Hey there, Steve here and welcome to this week’s private eye post. This week, we’ll be taking a look at how eye behaviour in women can show you if she’s up to no good.
Whenever we’re carrying out surveillance, we look for more than the words and actions of the subject. We always aim to observe someone’s baseline behaviour set.
Things which make up the person. How do they speak? Fast or slow. Is their voice high pitched, or deep and bellowing. At what volume do they speak. Do they look at people when talking to them? Do they look at the floor, the wall, to the left or the right? Do they use their hands to express themselves? Do they fold their arms to relax?
Part of the ‘art’ of being a private investigator is noticing these behaviours. It helps us to figure out what’s going on much more quickly.
This observational power is critical when trying to tell if someone is lying to you, from their eyes.
Disclaimer: The information contained in this post is for general information only. Being able to read people in this way requires expert training and experience. You shouldn’t expect to be able to detect a lie in someone’s eye because you read this post. Indeed, you’re more likely to get it wrong than right. For help with an individual situation, please contact us, or use the live chat feature on this page.
I always call this ‘Flatliners’ and what I mean is getting a good baseline of how someone’s eyes move. You want to get good baselines for as many different situations that you can. Nowadays this is usually an easy task. Most people have plenty of photos and videos of their partners. So, you can study your partner’s behaviour at your leisure from your smartphone. In the following points, we’ll take a look at the typical behaviour changes displayed by most people. Bear in mind, some of these behaviours can be slight, or happen ‘in the blink of an eye.’ You may have to slow down the speed of recorded material to be able to see them.
#2 No Staring Competition Here – But At Least Look At Me, Goddamit.
I’ll forgive any confusion you may feel if you search Google on this subject. Some articles highlight that if someone stares at you, they’re likely to be lying. Others say that if someone is looking away from you, then they’re lying.
What’s the truth?
Well, it’s actually both.
It’s easy to understand why, and then apply to your situation.
Most people’s eyes move when they access their memory. So, a behaviour baseline for a typical person is they’ll look at you while they’re in conversation with you. But they’ll glance away from time-to-time to access the memories they need.

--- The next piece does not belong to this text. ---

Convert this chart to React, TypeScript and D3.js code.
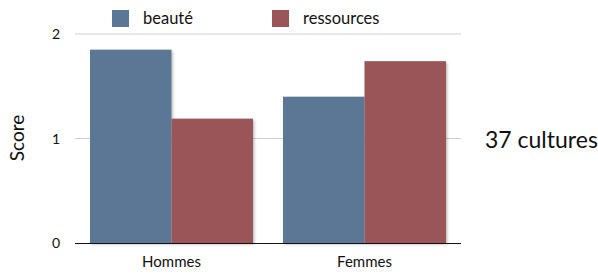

This means it’s unnatural for someone to stare at your eyes, the whole time they’re talking to you. (It’s not impossible though!)
For most people telling a lie is an uncomfortable thing to do. An act which makes them squirm more when they’re lying to a loved one, such as their partner. It can be so unsettling, that they can’t look at the person they’re lying to.
Is your girl spending 90% of the time looking away from you during a conversation? Is that her usual behaviour? If not, it means she’s uncomfortable, and that could be because she’s telling you porkies.
#3 What You Looking At?
Where people look when they talk to you can signify what’s happening inside their mind. People’s eyes move to the left when accessing a memory, and to the right when their brain is getting creative. This behaviour reverses for left-handed people. The reason you need to get a baseline first is lots of people are born left-handed. Their parents trained them to write with their right-hand when they were children.
#4 Dilation Deflation
People often ask me, “Do someone’s pupils dilate when they’re lying?”
The answer is yes.
But someone’s pupils also dilate when they find someone attractive and when they move from light to dark. The eyes are sensitive, so the difference between the light and dark doesn’t have to be much for dilation to happen.
So, while the CIA measure pupil dilation to detect a lie, it’s hard to do with any accuracy.
#5 Muscle Twitches
With the focus on the eyes, it’s easy to ignore what’s going on around them, and it’s here you may find a significant behaviour. Some people’s eyebrow, or muscles immediately under the eye, twitch when they’re lying. Twitches like these are unconscious and uncontrollable. It makes them accurate lie predictors.
There are plenty of signs of discomfort people display when they’re lying. Eye behaviour can be a reliable indicator of this discomfort. But of course, only to the ‘trained eye.’